When you play a game on Steam, like it or not, you have a different experience. That makes a ton of difference in this matter. When Tim is left free to establish his narrative (basically always) he never admits that EGS and Steam are platforms or services. On the contrary he claims they are just launchers and that Windows is the platform and so 30% tax is not justifiable from Steam and that for gamers it changes nothing so they should just stay quiet and get raped. He's establishing a frame where where he's right and we're not. Then ofc even in his frame the man is plenty of inconsistencies. Like when he's ok with Apple having 30% tax on iStore because they made the platform so they deserve it, but then on Android he works to bring EGS to break the unfair toll. Ofc the only actual difference between the two ecosystems is that one is closed and doesn't allow competition while the other is open. But today his target is only Steam.

Also if you accept Sweeney narrative that Steam and EGS are just storefronts then it means that there is no platform nor a service to invest on. If your vision for your enterprise in this world is just to sell stuff by undercutting your competition, why should you invest on making better the ecosystem? There is no ecosystem int he first place! It would just add your costs without giving you and your millionaire publisher friends any additional monetary benefit. Especially when you can just grab users by pursuing lucrative exclusives. Which only come with the minor side effect of forcing a player to look for their .exes under a different launcher. But in exchange grants them the highly educational experience of paying more due to the payment method they use in their country.

Agreed. People keep defending Epic with "just using another launcher isn't a big deal", but ignore all the differences between platforms - including features of the client or the store, but also policies regarding all sorts of things.
Perkeleen_Vittupää Jun 24, 2019
Been using and supporting itch.io along with Steam lately. Itch really deserves more boost!
Termy Jun 24, 2019
Quoting: Perkeleen_VittupääItch really deserves more boost!

true, i always look if i can buy there - but i prefer getting a steam key with it, as steam still provides a "more complete" plattform
mylka Jun 24, 2019
QuoteI’d like to challenge critics to state what moral principle you feel is at stake. If it’s okay for one company to avoid the 30% Valve tax by selling exclusively through their own store, why is it wrong for multiple companies to work together to achieve the same goals?

besides linux support?
cloud save? forum? reviews? epic didnt even have a stupid shopping cart and banned users because they bought 5 games

if your client sucks and has absolutely no features, of course you can lower your cut
its like buying a car without any extras...... of course its cheaper

sometimes i wonder how sweeney became a millionaire.
elmapul Jun 25, 2019
"I’d like to challenge critics to state what moral principle you feel is at stake. If it’s okay for one company to avoid the 30% Valve tax by selling exclusively through their own store, why is it wrong for multiple companies to work together to achieve the same goals?"
nailed it


"I'm personally torn on it all.
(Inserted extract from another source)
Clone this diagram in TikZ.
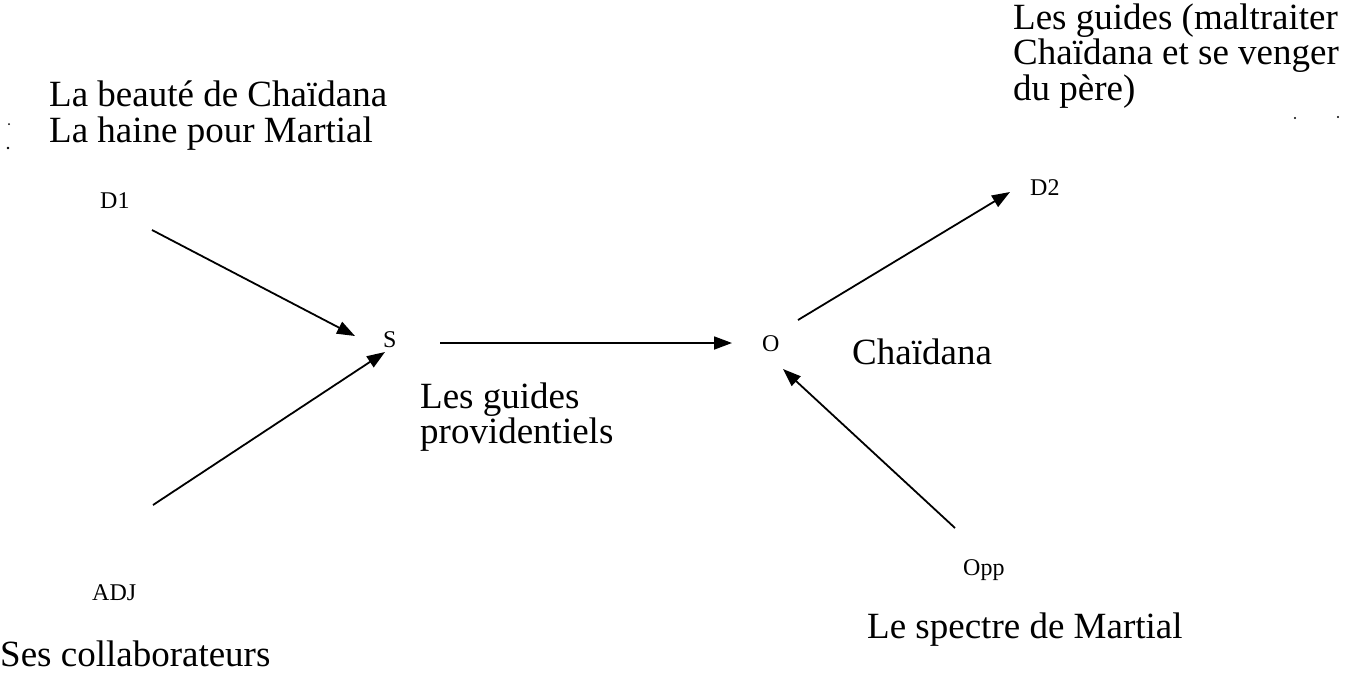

I don't particularly like exclusives, as I don't like any kind of lock-in but I don't blame developers for doing it"
i hate to break that for you but, there is no such a thing as an world without exclusives.
there is either:
a)what we have on consoles, where sony got a few exclusives, microsoft has a few exclusive, nintendo has a few exclusives and everything else is multiplatform.
or
b)almost everything is windows exclusive and we suffer to reverse enginering it to make stuff run on wine in many case years after its relased we may run it, that is, if we ever gonna run it.

in a world without exclusives, whetever have the biggest marketshare will have some exclusives simply because the developers didnt have the funds to port to everything so they chose the most promissing platform or the games are multiplatform but optimized for the market leader and as an result in the end we end up with an irreversible monopoly like the one we have on desktop as the snowball grow bigger, the snowball effect of having an better support for games and softwares lead to having even more games and softwares until you have an monopoly.

wine is an cat an mouse game, microsoft is aways pushing windows foward with new features, they made speach recognition for windows and now that became an PLATFORM for thirdy party apps to be voice based or have some voice commands (like alexa or the first party cortana )
they made direct X and now many games are locked to it, they were the leaders on shaders and now their language is the standard that every one else is based upon, they make the life of the developers easier by making libraries for things like software based ray tracing (instead of raytracing being exclusive to nvidia now it run on any videocard) and by the time that the competiton catch up with their features, the entire ecosystem already coded for their apis and arent willing to rewrite everything just to support other OSes with lower marketshare (not to mention that windows has added more features in the mean time).

even if companies like adobe do it, they would waste more money than make and lose market to competition, valve is investing on linux and the competition is using this wasted money oportunity to take marketshare from steam.
valve WILL need those 30% of the cut to improve proton, but now thanks to epic, they cant take the 30% cut anymore.

honestly i think google is the only who have enough money to take some serious marketshare from microsoft, but he already gave up on being the good guy who dont make exclusives, stadia probably will have exclusive games, apis, libraries etc.
tony1ab Jun 25, 2019
Excuse me but I don't trust this man.
Couple years ago he writes an article on a media saying that MS store is harmful.
Then he releases his flagship game for every system on Earth but Linux.

Lets count which platforms is Fornite available for: Xbox, Playstation, Switch, Windows, MacOs, Iphone, Android. Do you miss any? Don't?

And now he says 'If most PC games were automatically compatible with Linux, it would greatly increase the viability of Linux as a consumer platform'

No one sees irony here?

Or maybe it must be that writing words must be much easier than writing code.
Nektaar Jun 25, 2019
This is all nice, that Lord Sweeney deemed Wine a good avenue to make Linux a viable consumer gaming platform. But let's not forget that he is still exploiting the devs at Epic Games, with horrible crunch times and stealing the fruits of their labor. This is capitalism at it's finest.
If not for capitalism, there would be no need for exclusive deals and closed source software. Everything would be open source! Games would be made by the people and for the people.